* Begin Records shown *

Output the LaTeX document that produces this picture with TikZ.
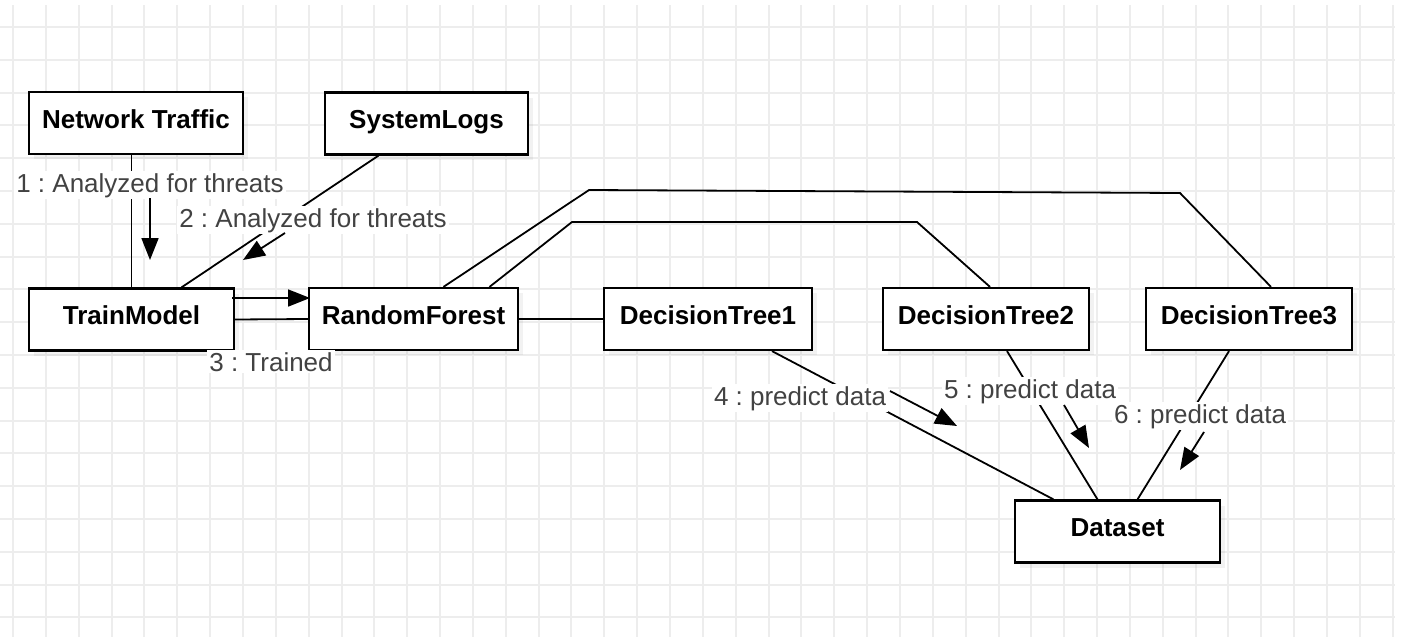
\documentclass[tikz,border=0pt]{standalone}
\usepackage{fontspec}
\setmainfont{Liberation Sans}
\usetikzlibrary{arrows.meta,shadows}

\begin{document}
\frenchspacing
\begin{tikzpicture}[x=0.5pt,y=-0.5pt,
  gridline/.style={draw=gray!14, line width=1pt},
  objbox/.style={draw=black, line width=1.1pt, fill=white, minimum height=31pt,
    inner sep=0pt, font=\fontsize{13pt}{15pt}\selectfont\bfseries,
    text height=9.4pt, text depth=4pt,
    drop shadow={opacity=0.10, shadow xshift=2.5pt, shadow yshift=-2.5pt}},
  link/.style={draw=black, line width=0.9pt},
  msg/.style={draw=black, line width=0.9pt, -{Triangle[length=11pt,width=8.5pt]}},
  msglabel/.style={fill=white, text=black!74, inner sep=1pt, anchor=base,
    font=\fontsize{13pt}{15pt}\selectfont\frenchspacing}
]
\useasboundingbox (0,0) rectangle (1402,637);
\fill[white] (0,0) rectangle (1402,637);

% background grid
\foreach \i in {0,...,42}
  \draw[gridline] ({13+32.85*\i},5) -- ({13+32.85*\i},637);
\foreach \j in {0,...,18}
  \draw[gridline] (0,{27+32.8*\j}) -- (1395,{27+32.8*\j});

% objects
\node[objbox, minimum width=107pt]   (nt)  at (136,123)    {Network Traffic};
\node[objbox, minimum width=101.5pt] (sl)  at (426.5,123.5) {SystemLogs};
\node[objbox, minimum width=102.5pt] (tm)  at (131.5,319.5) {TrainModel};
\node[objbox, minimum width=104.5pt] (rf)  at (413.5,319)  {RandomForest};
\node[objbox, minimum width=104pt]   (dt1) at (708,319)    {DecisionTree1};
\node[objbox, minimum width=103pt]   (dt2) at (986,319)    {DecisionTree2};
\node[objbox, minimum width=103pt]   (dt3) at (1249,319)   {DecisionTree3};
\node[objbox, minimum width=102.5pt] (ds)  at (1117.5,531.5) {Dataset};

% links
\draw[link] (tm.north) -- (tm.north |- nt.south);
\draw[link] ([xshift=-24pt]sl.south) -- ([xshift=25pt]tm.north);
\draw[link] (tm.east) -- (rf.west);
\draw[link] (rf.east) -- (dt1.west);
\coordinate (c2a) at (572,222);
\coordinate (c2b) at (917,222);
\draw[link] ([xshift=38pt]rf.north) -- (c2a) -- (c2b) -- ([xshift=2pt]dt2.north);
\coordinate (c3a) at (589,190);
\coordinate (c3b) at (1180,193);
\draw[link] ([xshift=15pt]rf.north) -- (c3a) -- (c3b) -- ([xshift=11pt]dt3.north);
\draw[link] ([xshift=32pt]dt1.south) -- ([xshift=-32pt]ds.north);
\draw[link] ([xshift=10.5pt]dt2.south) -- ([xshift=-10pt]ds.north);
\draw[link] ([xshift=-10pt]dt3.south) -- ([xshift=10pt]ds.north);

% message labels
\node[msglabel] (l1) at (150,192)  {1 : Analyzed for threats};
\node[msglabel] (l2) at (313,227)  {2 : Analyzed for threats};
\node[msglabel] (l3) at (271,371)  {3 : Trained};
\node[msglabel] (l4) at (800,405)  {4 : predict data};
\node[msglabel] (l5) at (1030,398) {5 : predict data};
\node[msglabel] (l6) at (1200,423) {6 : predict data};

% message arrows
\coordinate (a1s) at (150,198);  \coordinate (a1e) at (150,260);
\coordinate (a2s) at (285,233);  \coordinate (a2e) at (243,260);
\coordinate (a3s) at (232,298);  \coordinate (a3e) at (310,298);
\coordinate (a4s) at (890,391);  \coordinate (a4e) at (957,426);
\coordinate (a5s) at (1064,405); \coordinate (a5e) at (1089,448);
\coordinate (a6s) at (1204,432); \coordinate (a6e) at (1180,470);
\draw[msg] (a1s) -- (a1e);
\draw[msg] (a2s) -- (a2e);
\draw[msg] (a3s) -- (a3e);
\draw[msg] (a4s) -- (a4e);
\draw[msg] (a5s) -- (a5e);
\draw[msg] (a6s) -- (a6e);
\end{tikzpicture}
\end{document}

* End Records shown *
* Begin Records shown *

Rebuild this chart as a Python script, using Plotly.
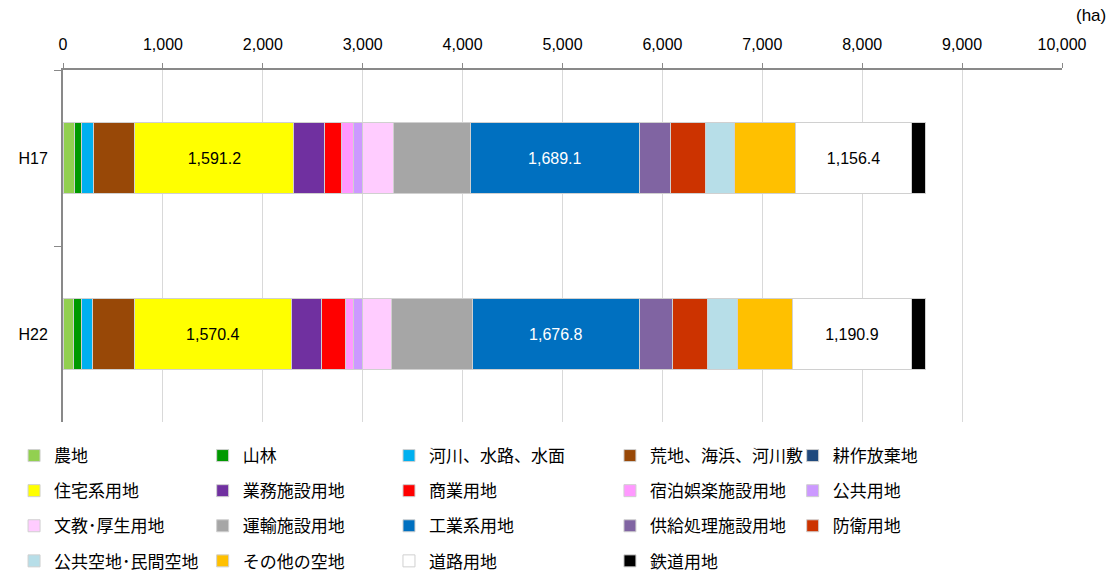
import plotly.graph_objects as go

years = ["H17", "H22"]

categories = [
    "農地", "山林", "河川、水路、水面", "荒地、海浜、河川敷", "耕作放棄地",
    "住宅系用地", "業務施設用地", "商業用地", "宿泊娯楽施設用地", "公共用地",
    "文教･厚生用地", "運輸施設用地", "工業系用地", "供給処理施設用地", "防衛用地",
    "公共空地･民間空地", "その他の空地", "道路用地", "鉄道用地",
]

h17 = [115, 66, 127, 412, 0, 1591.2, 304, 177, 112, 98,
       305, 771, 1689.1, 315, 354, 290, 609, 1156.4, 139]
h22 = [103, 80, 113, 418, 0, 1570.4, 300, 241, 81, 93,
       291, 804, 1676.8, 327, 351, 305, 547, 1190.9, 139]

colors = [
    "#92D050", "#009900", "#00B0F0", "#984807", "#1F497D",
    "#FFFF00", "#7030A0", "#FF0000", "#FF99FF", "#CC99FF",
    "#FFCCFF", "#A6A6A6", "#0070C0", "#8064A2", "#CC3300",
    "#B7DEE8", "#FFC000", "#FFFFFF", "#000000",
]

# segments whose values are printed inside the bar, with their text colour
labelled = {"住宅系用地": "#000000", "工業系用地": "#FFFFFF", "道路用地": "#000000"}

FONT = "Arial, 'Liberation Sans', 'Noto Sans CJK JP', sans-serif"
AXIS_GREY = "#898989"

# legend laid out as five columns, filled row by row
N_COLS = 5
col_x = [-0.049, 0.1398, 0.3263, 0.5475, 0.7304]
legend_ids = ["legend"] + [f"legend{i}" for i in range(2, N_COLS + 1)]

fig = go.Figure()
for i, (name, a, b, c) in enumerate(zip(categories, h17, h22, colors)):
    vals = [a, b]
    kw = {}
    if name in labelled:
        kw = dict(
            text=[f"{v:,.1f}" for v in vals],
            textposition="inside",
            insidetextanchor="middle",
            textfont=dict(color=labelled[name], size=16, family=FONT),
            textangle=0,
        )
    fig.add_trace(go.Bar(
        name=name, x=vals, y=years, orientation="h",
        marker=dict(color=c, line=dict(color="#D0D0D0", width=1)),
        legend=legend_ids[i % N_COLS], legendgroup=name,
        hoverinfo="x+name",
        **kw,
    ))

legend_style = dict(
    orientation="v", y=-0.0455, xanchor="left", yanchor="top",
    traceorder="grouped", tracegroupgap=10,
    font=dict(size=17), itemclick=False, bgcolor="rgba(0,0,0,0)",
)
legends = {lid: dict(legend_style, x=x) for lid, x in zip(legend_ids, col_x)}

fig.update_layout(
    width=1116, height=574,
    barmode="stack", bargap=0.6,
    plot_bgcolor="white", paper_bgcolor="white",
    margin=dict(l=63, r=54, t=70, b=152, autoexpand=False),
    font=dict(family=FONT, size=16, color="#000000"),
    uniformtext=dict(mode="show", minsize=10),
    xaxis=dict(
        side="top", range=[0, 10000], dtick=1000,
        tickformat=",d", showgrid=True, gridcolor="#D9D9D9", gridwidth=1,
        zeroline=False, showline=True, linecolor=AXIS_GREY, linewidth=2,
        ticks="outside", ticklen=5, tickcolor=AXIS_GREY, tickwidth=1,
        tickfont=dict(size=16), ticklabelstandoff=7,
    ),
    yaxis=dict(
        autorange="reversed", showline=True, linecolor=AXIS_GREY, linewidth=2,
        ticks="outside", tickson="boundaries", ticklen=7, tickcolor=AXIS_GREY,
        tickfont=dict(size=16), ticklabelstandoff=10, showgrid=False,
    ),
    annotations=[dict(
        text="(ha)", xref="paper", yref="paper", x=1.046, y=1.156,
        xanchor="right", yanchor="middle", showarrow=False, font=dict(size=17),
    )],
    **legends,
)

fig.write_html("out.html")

* End Records shown *

*Given exercise*: Copy out every line of the listing that contains the string "this".

*Solution below*:
Output the LaTeX document that produces this picture with TikZ.
Rebuild this chart as a Python script, using Plotly.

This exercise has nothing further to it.